The low-frequency speaker of a stereo set has a surface area of 𝐴 equals 0.05 metres squared and produces one watt of acoustical power. What is the intensity at the speaker? If the speaker projects sound uniformly in all directions, at what distance from the speaker is the intensity 0.1 watts per metre squared?
Let’s start by highlighting some of the important information we’ve been given. The speaker has a surface area of 0.05 metres squared called 𝐴. And it produces one watt of acoustical power, which we’ll call 𝑃. We want to know two things: first, the intensity at the speaker, which we’ll call 𝐼 sub 𝑠. And we want to know what distance from the speaker the sound intensity is equal to 0.1 watts per metre squared. We’ll call that distance 𝑑.
Let’s start by drawing a diagram of what’s going on. Here, we show a face on view of the speaker that projects sound out uniformly in all directions. We know the speaker’s area and we know the acoustical power it creates. To solve for the intensity of sound at the speaker, let’s recall a relationship between intensity power and area.
The intensity of sound 𝐼 is equal to the power of the sound produced 𝑃 divided by the area, from which the sound is produced or over which the sound waves fall. In the case of our speaker, the intensity of sound there is equal to the power of sound produced divided by the speaker’s area 𝐴. When we plug in for these two values and calculate this fraction, we find that 𝐼 sub 𝑠 equals 20 watts per metre squared. That’s the sound intensity measured right at the speaker’s surface.
Now, we want to solve for the distance 𝑑 away from the speaker surface that the sound intensity is at a level of 0.1 watts per metre squared. To figure out this distance, we can recall a relationship between intensity 𝐼 and distance from the sound source 𝑟. Sound intensity is proportional to one over the square of the distance.
Now, since we’re told that this speaker emits sound equally in all directions, we can visualize that it emits sound equally in spherical waves travelling forward, backward, up, down, left, right, and in all directions from the speaker. Now, if we were to find the area of one of those spherical waves, that would be the area of a sphere 𝐴 sub 𝑠, which we recall is equal to four times 𝜋 times the sphere’s radius 𝑟 squared.
If we refer back to the equation for sound intensity and apply it to this area of a sphere around the speaker, then intensity 𝐼, which we’re told is 0.1 watts per metre squared at this distance, is equal to the power 𝑃 of the sound produced by the speaker divided by four 𝜋 𝑑 squared.
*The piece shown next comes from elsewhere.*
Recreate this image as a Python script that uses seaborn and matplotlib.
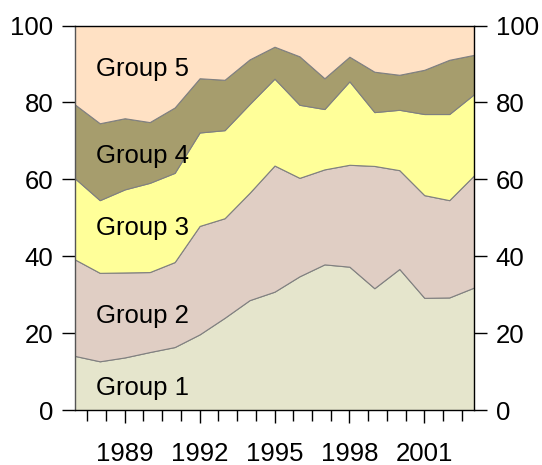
import numpy as np
import pandas as pd
import seaborn as sns
import matplotlib.pyplot as plt

# values (percent share per group)
years = list(range(1987, 2004))
group1 = [14.1, 12.7, 13.7, 15.1, 16.4, 19.7, 24.0, 28.6, 30.8, 34.8, 37.9, 37.3, 31.7, 36.7, 29.2, 29.3, 31.9]
group2 = [25.1, 23.0, 22.1, 20.8, 22.1, 28.2, 25.9, 27.9, 32.8, 25.6, 24.7, 26.5, 31.8, 25.7, 26.7, 25.3, 29.2]
group3 = [21.1, 18.9, 21.6, 23.2, 23.2, 24.3, 22.9, 23.1, 22.6, 19.0, 15.7, 21.7, 14.0, 15.7, 21.1, 22.4, 21.1]
group4 = [19.2, 20.0, 18.5, 15.8, 17.0, 14.1, 13.1, 11.6, 8.3, 12.6, 8.0, 6.4, 10.5, 9.1, 11.5, 14.1, 10.2]
group5 = [20.5, 25.4, 24.1, 25.1, 21.3, 13.7, 14.1, 8.8, 5.5, 8.0, 13.7, 8.1, 12.0, 12.8, 11.5, 8.9, 7.6]
groups = ["Group 1", "Group 2", "Group 3", "Group 4", "Group 5"]
label_y = [5.7, 24.4, 47.3, 66.2, 88.8]
colors = ["#E5E5CC", "#E0CEC4", "#FFFF99", "#A69D6D", "#FFE1C4"]

df = pd.DataFrame({"year": years, "Group 1": group1, "Group 2": group2,
                   "Group 3": group3, "Group 4": group4, "Group 5": group5})

sns.set_style("ticks")
plt.rcParams["font.family"] = ["Liberation Sans", "DejaVu Sans"]

fig = plt.figure(figsize=(5.42, 4.65), dpi=100)
ax = fig.add_axes([0.138, 0.118, 0.737, 0.827])

ax.stackplot(df["year"], [df[g] for g in groups], colors=colors,
             edgecolor="#808080", linewidth=0.8)

for g, y in zip(groups, label_y):
    ax.text(1987.85, y, g, fontsize=18.5, va="center", ha="left", color="black")

ax.set_xlim(1987, 2003)
ax.set_ylim(0, 100)
ax.set_yticks([0, 20, 40, 60, 80, 100])
ax.set_xticks([1989, 1992, 1995, 1998, 2001])
minor = [t for t in np.arange(1987.5, 2003, 0.75) if t not in (1989, 1992, 1995, 1998, 2001)]
ax.set_xticks(minor, minor=True)

ax.tick_params(axis="y", which="both", left=True, right=True, labelleft=True,
               labelright=True, length=9.4, width=1, labelsize=18.5, pad=6,
               colors="black", labelcolor="black")
ax.tick_params(axis="x", which="major", length=9, width=1, labelsize=18.5, pad=14,
               colors="black", labelcolor="black")
ax.tick_params(axis="x", which="minor", length=7.7, width=1, colors="black")

for s in ax.spines.values():
    s.set_visible(True)
    s.set_color("black")
    s.set_linewidth(1)
ax.spines["left"].set_color("#555555")

fig.savefig("out.png", dpi=100)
When we rearrange this equation to solve for 𝑑, we can first multiply both sides by 𝑑 squared, which cancels that term on the right-hand side then divide both sides by 0.1 watts per metre squared, which cancels that turn on the left-hand side. And finally, we take the square root of both sides which cancels the squared term with the square root on the left, leaving us with an equation for 𝑑 that it equals the square root of the power 𝑃 divided by four 𝜋 times 0.1 watts per metre squared.
Plugging in one watt for 𝑃, when we calculate this value, we find that 𝑑 is 0.9 metres. That’s the distance from the speaker surface at which the sound intensity is 0.1 watts per metre squared.